§ What the exercise asks
Quote the whole listing word for word. Do not include the pictures.

§ Recorded data
++++++++

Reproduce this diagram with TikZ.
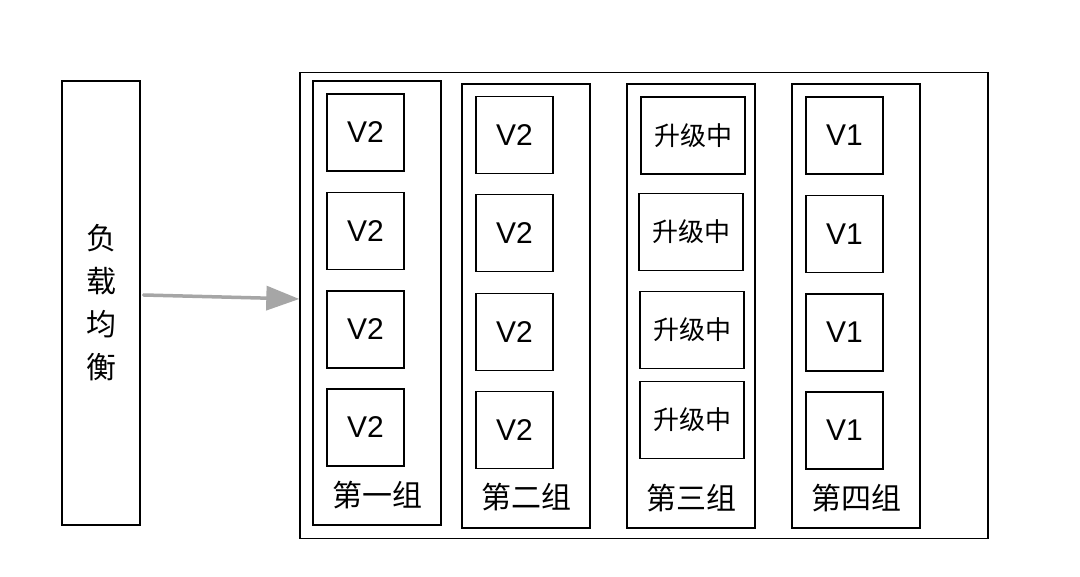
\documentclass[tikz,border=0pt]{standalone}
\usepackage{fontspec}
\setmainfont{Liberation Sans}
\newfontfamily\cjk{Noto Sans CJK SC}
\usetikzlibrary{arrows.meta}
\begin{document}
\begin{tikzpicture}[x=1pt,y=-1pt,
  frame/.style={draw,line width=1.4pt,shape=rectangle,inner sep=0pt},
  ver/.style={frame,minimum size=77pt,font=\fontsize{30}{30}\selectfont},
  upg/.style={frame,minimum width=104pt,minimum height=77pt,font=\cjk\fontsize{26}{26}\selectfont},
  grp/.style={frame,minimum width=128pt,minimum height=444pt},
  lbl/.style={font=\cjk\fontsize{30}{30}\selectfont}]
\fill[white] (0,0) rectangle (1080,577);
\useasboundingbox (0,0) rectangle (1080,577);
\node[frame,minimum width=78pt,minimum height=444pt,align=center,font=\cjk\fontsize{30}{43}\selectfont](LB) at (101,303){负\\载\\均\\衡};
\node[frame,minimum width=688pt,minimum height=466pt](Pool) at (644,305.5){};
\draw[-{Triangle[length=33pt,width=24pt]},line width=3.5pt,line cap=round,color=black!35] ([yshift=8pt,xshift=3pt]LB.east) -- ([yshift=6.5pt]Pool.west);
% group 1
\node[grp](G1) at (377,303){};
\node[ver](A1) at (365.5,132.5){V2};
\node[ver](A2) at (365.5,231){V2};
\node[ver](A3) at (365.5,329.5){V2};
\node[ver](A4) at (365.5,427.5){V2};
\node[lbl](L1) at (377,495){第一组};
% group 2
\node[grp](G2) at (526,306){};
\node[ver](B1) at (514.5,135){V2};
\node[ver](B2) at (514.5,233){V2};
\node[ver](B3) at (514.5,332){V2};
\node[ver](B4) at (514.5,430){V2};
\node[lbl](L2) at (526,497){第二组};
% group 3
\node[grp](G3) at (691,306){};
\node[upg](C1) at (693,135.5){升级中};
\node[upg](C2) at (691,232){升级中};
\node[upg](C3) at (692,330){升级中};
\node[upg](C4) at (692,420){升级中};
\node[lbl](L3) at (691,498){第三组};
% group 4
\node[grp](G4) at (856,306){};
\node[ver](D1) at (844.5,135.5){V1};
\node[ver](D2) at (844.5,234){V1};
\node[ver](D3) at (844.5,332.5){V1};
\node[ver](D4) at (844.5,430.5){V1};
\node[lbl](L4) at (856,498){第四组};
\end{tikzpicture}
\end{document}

++++++++

§ Full solution
Reproduce this diagram with TikZ.
\documentclass[tikz,border=0pt]{standalone}
\usepackage{fontspec}
\setmainfont{Liberation Sans}
\newfontfamily\cjk{Noto Sans CJK SC}
\usetikzlibrary{arrows.meta}
\begin{document}
\begin{tikzpicture}[x=1pt,y=-1pt,
  frame/.style={draw,line width=1.4pt,shape=rectangle,inner sep=0pt},
  ver/.style={frame,minimum size=77pt,font=\fontsize{30}{30}\selectfont},
  upg/.style={frame,minimum width=104pt,minimum height=77pt,font=\cjk\fontsize{26}{26}\selectfont},
  grp/.style={frame,minimum width=128pt,minimum height=444pt},
  lbl/.style={font=\cjk\fontsize{30}{30}\selectfont}]
\fill[white] (0,0) rectangle (1080,577);
\useasboundingbox (0,0) rectangle (1080,577);
\node[frame,minimum width=78pt,minimum height=444pt,align=center,font=\cjk\fontsize{30}{43}\selectfont](LB) at (101,303){负\\载\\均\\衡};
\node[frame,minimum width=688pt,minimum height=466pt](Pool) at (644,305.5){};
\draw[-{Triangle[length=33pt,width=24pt]},line width=3.5pt,line cap=round,color=black!35] ([yshift=8pt,xshift=3pt]LB.east) -- ([yshift=6.5pt]Pool.west);
% group 1
\node[grp](G1) at (377,303){};
\node[ver](A1) at (365.5,132.5){V2};
\node[ver](A2) at (365.5,231){V2};
\node[ver](A3) at (365.5,329.5){V2};
\node[ver](A4) at (365.5,427.5){V2};
\node[lbl](L1) at (377,495){第一组};
% group 2
\node[grp](G2) at (526,306){};
\node[ver](B1) at (514.5,135){V2};
\node[ver](B2) at (514.5,233){V2};
\node[ver](B3) at (514.5,332){V2};
\node[ver](B4) at (514.5,430){V2};
\node[lbl](L2) at (526,497){第二组};
% group 3
\node[grp](G3) at (691,306){};
\node[upg](C1) at (693,135.5){升级中};
\node[upg](C2) at (691,232){升级中};
\node[upg](C3) at (692,330){升级中};
\node[upg](C4) at (692,420){升级中};
\node[lbl](L3) at (691,498){第三组};
% group 4
\node[grp](G4) at (856,306){};
\node[ver](D1) at (844.5,135.5){V1};
\node[ver](D2) at (844.5,234){V1};
\node[ver](D3) at (844.5,332.5){V1};
\node[ver](D4) at (844.5,430.5){V1};
\node[lbl](L4) at (856,498){第四组};
\end{tikzpicture}
\end{document}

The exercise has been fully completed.